PROBLEM DESCRIPTION
Extract every entry word for word. Skip the pictures.

## start AVAILABLE RECORDS

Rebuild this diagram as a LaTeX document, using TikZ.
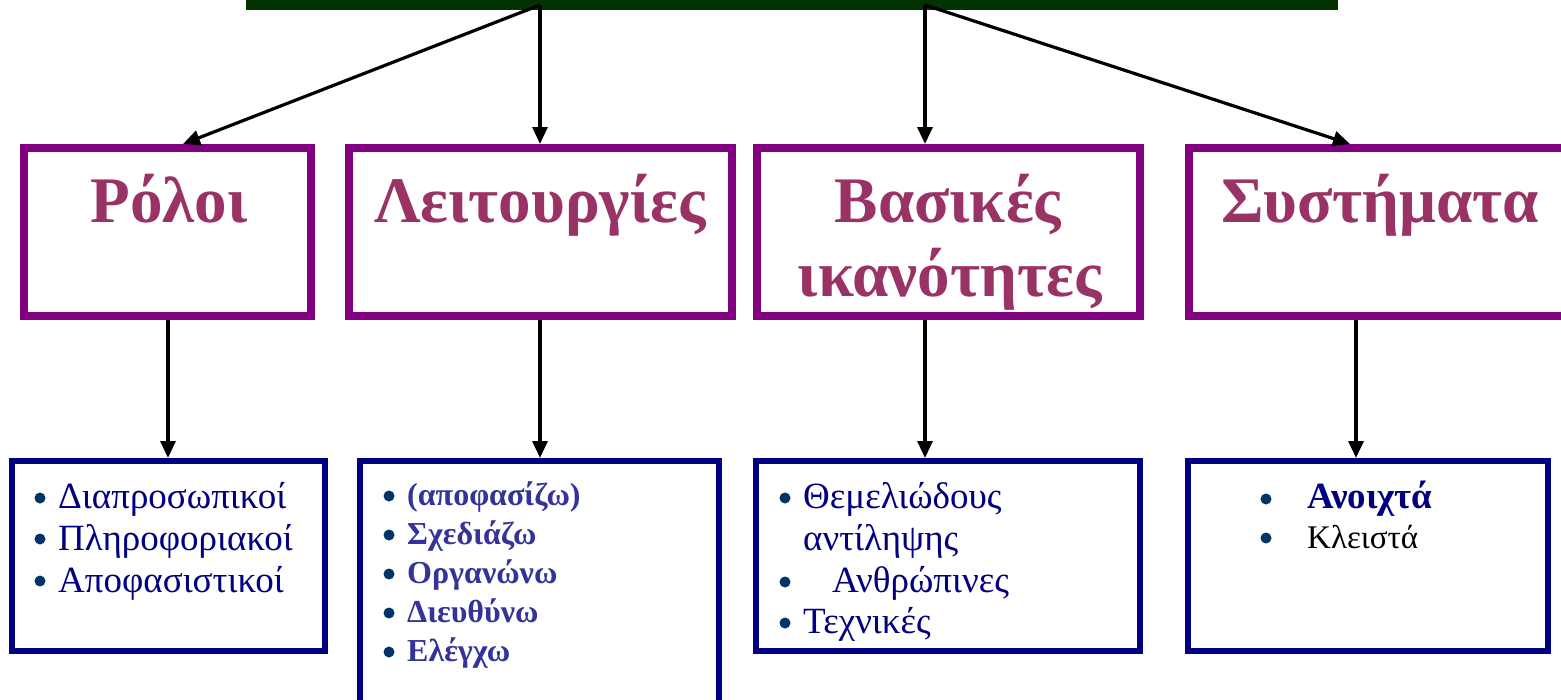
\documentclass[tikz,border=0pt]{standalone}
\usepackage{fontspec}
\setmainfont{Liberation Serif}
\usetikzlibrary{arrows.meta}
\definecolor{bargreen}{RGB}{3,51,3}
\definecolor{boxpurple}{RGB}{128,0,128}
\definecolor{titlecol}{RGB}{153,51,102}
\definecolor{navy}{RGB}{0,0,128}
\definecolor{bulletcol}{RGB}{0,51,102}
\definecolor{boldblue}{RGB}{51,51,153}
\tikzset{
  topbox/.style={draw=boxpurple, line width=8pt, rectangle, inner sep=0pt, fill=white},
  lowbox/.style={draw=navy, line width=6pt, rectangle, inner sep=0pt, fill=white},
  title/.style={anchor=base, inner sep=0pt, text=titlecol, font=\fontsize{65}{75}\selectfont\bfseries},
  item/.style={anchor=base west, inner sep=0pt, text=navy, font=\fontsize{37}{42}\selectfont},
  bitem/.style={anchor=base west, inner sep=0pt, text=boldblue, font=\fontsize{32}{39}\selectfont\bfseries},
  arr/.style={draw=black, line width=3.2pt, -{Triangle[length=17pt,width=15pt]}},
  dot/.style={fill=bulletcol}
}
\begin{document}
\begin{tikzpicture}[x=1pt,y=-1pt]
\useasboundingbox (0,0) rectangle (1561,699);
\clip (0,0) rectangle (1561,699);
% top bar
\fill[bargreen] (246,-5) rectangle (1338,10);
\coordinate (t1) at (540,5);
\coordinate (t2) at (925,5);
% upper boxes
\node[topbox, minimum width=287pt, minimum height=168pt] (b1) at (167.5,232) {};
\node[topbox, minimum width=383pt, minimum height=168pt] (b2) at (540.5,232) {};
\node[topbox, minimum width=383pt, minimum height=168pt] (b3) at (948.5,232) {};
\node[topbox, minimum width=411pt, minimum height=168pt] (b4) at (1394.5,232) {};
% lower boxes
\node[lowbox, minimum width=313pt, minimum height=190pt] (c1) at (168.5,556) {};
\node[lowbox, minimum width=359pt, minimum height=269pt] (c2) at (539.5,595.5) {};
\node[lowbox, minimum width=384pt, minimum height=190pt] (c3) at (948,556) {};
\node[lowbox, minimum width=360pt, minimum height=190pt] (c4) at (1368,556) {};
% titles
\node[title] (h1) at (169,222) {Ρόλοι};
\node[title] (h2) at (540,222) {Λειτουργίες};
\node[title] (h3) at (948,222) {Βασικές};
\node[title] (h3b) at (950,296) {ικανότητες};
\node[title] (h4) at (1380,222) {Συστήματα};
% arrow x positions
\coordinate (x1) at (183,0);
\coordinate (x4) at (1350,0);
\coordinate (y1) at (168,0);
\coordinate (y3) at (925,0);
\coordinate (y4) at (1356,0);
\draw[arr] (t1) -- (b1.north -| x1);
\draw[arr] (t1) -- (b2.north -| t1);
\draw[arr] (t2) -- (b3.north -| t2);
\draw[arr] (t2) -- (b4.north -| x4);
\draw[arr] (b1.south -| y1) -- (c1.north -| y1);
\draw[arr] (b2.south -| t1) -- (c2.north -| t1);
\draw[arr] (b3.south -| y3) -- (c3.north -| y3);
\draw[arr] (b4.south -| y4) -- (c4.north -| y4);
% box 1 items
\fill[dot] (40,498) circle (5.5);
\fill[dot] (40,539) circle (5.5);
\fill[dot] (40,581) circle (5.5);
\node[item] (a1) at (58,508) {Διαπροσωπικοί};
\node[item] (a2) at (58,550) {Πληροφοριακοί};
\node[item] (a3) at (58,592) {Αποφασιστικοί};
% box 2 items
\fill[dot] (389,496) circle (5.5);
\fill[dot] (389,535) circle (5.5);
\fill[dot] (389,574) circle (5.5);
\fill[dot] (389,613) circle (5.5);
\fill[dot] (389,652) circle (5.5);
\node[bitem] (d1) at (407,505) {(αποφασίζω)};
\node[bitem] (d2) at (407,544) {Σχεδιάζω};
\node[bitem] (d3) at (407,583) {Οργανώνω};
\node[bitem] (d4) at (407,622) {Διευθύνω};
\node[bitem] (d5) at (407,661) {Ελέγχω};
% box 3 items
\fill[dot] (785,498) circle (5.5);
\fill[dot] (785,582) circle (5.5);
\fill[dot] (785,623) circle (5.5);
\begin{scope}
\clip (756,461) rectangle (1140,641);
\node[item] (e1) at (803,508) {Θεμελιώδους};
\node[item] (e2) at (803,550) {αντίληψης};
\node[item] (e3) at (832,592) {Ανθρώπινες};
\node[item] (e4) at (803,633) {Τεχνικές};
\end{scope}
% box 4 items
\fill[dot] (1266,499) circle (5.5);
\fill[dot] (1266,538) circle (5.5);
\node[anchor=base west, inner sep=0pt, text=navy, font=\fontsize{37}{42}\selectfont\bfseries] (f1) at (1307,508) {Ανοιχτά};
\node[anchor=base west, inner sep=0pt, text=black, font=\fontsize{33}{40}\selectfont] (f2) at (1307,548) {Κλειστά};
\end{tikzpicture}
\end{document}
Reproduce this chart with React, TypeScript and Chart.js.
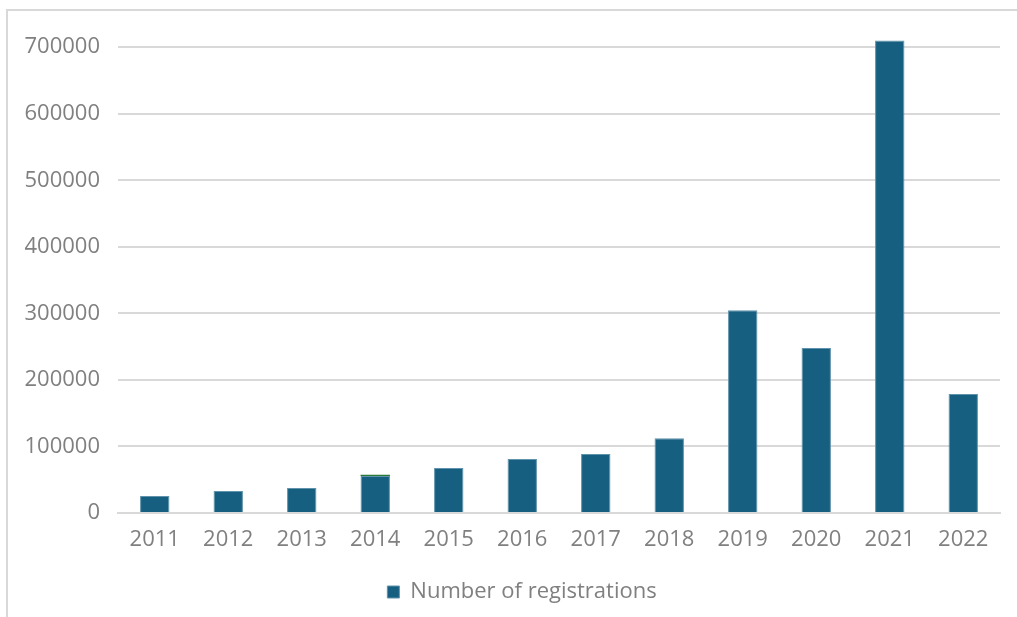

## end AVAILABLE RECORDS

OUTPUT OF THE EXERCISE
Rebuild this diagram as a LaTeX document, using TikZ.
\documentclass[tikz,border=0pt]{standalone}
\usepackage{fontspec}
\setmainfont{Liberation Serif}
\usetikzlibrary{arrows.meta}
\definecolor{bargreen}{RGB}{3,51,3}
\definecolor{boxpurple}{RGB}{128,0,128}
\definecolor{titlecol}{RGB}{153,51,102}
\definecolor{navy}{RGB}{0,0,128}
\definecolor{bulletcol}{RGB}{0,51,102}
\definecolor{boldblue}{RGB}{51,51,153}
\tikzset{
  topbox/.style={draw=boxpurple, line width=8pt, rectangle, inner sep=0pt, fill=white},
  lowbox/.style={draw=navy, line width=6pt, rectangle, inner sep=0pt, fill=white},
  title/.style={anchor=base, inner sep=0pt, text=titlecol, font=\fontsize{65}{75}\selectfont\bfseries},
  item/.style={anchor=base west, inner sep=0pt, text=navy, font=\fontsize{37}{42}\selectfont},
  bitem/.style={anchor=base west, inner sep=0pt, text=boldblue, font=\fontsize{32}{39}\selectfont\bfseries},
  arr/.style={draw=black, line width=3.2pt, -{Triangle[length=17pt,width=15pt]}},
  dot/.style={fill=bulletcol}
}
\begin{document}
\begin{tikzpicture}[x=1pt,y=-1pt]
\useasboundingbox (0,0) rectangle (1561,699);
\clip (0,0) rectangle (1561,699);
% top bar
\fill[bargreen] (246,-5) rectangle (1338,10);
\coordinate (t1) at (540,5);
\coordinate (t2) at (925,5);
% upper boxes
\node[topbox, minimum width=287pt, minimum height=168pt] (b1) at (167.5,232) {};
\node[topbox, minimum width=383pt, minimum height=168pt] (b2) at (540.5,232) {};
\node[topbox, minimum width=383pt, minimum height=168pt] (b3) at (948.5,232) {};
\node[topbox, minimum width=411pt, minimum height=168pt] (b4) at (1394.5,232) {};
% lower boxes
\node[lowbox, minimum width=313pt, minimum height=190pt] (c1) at (168.5,556) {};
\node[lowbox, minimum width=359pt, minimum height=269pt] (c2) at (539.5,595.5) {};
\node[lowbox, minimum width=384pt, minimum height=190pt] (c3) at (948,556) {};
\node[lowbox, minimum width=360pt, minimum height=190pt] (c4) at (1368,556) {};
% titles
\node[title] (h1) at (169,222) {Ρόλοι};
\node[title] (h2) at (540,222) {Λειτουργίες};
\node[title] (h3) at (948,222) {Βασικές};
\node[title] (h3b) at (950,296) {ικανότητες};
\node[title] (h4) at (1380,222) {Συστήματα};
% arrow x positions
\coordinate (x1) at (183,0);
\coordinate (x4) at (1350,0);
\coordinate (y1) at (168,0);
\coordinate (y3) at (925,0);
\coordinate (y4) at (1356,0);
\draw[arr] (t1) -- (b1.north -| x1);
\draw[arr] (t1) -- (b2.north -| t1);
\draw[arr] (t2) -- (b3.north -| t2);
\draw[arr] (t2) -- (b4.north -| x4);
\draw[arr] (b1.south -| y1) -- (c1.north -| y1);
\draw[arr] (b2.south -| t1) -- (c2.north -| t1);
\draw[arr] (b3.south -| y3) -- (c3.north -| y3);
\draw[arr] (b4.south -| y4) -- (c4.north -| y4);
% box 1 items
\fill[dot] (40,498) circle (5.5);
\fill[dot] (40,539) circle (5.5);
\fill[dot] (40,581) circle (5.5);
\node[item] (a1) at (58,508) {Διαπροσωπικοί};
\node[item] (a2) at (58,550) {Πληροφοριακοί};
\node[item] (a3) at (58,592) {Αποφασιστικοί};
% box 2 items
\fill[dot] (389,496) circle (5.5);
\fill[dot] (389,535) circle (5.5);
\fill[dot] (389,574) circle (5.5);
\fill[dot] (389,613) circle (5.5);
\fill[dot] (389,652) circle (5.5);
\node[bitem] (d1) at (407,505) {(αποφασίζω)};
\node[bitem] (d2) at (407,544) {Σχεδιάζω};
\node[bitem] (d3) at (407,583) {Οργανώνω};
\node[bitem] (d4) at (407,622) {Διευθύνω};
\node[bitem] (d5) at (407,661) {Ελέγχω};
% box 3 items
\fill[dot] (785,498) circle (5.5);
\fill[dot] (785,582) circle (5.5);
\fill[dot] (785,623) circle (5.5);
\begin{scope}
\clip (756,461) rectangle (1140,641);
\node[item] (e1) at (803,508) {Θεμελιώδους};
\node[item] (e2) at (803,550) {αντίληψης};
\node[item] (e3) at (832,592) {Ανθρώπινες};
\node[item] (e4) at (803,633) {Τεχνικές};
\end{scope}
% box 4 items
\fill[dot] (1266,499) circle (5.5);
\fill[dot] (1266,538) circle (5.5);
\node[anchor=base west, inner sep=0pt, text=navy, font=\fontsize{37}{42}\selectfont\bfseries] (f1) at (1307,508) {Ανοιχτά};
\node[anchor=base west, inner sep=0pt, text=black, font=\fontsize{33}{40}\selectfont] (f2) at (1307,548) {Κλειστά};
\end{tikzpicture}
\end{document}
Reproduce this chart with React, TypeScript and Chart.js.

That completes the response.